Phänologie in Nordrhein-Westfalen
Somatochlora arctica fliegt in Nordrhein-Westfalen von Mitte Mai bis Anfang August, ein Einzelfund gelang noch Mitte September. Exuvien können sowohl im Flachland als auch in den Mittelgebirgen vorwiegend im Juni gefunden werden. Die gesamte Schlupfperiode der Art erstreckt sich von der letzten Aprildekade bis Ende Juli. Der früheste Nachweis aus Nordrhein-Westfalen stammt vom 30.04.(1990), während der letzte am 16.09.(1982) erfolgte.
Gefährdung und Schutz
Somatochlora arctica ist in Deutschland und in Nordrhein-Westfalen „vom Aussterben bedroht“ (Ott et al. 2015; Conze & Grönhagen 2011).
Somatochlora arctica gehört in Nordrhein-Westfalen zu den am stärksten bedrohten Libellenarten, obwohl alle Vorkommen in Naturschutzgebieten liegen und somit gesetzlich unter Schutz stehen. Als wichtigste Gefährdungsursache ist – gerade in den größeren Moorgebieten – die Zerstörung der Lebensräume durch Entwässerung und Eutrophierung anzusehen.

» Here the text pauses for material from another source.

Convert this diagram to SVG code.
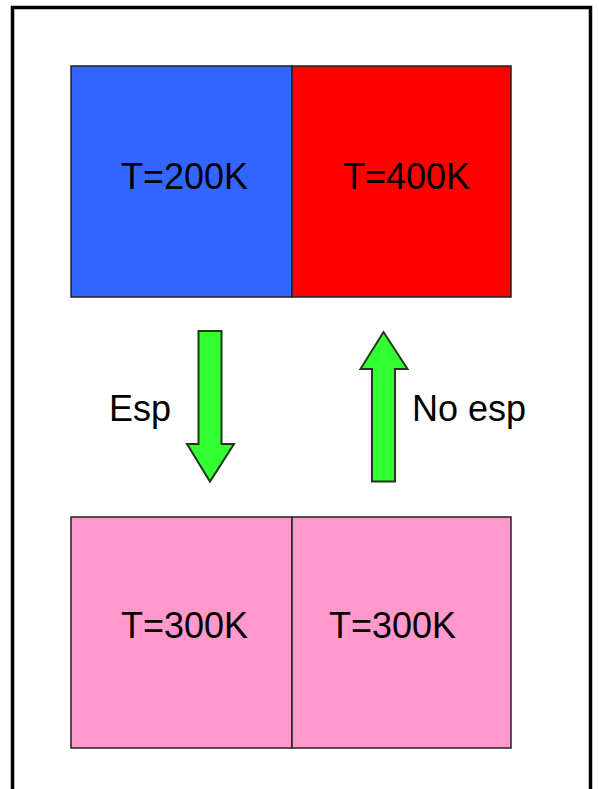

Für einen Großteil der Vorkommen sind für die Offenhaltung der Fortpflanzungsgewässer Pflegemaßnahmen notwendig, da auf Grund des gestörten Wasserhaushaltes Gehölze aufkommen. Von gezielten Entbuschungsmaßnahmen, wie sie in den letzten Jahren beispielsweise im Burlo-Vardingholter Venn oder in der Senne durchgeführt wurden, kann die Art profitieren. Beweidungsmaßnahmen im Wollerscheider Venn haben sich auf Grund der durch die Eutrophierung bedingten Veränderung der Moorvegetation als negativ herausgestellt.
Als eine der wichtigsten Schutzmaßnahmen für S. arctica in Nordrhein-Westfalen ist die schonende Wiedervernässung der Moorstandorte zu sehen. Hierdurch entstehen neue Fortpflanzungsgewässer und der Gehölzaufwuchs wird verhindert. Eine zukünftige erhöhte Gefährdung durch die prognostizierte Klimaerwärmung ist wahrscheinlich. Für diese Art sollte dringend ein Artenschutzprogramm umgesetzt werden.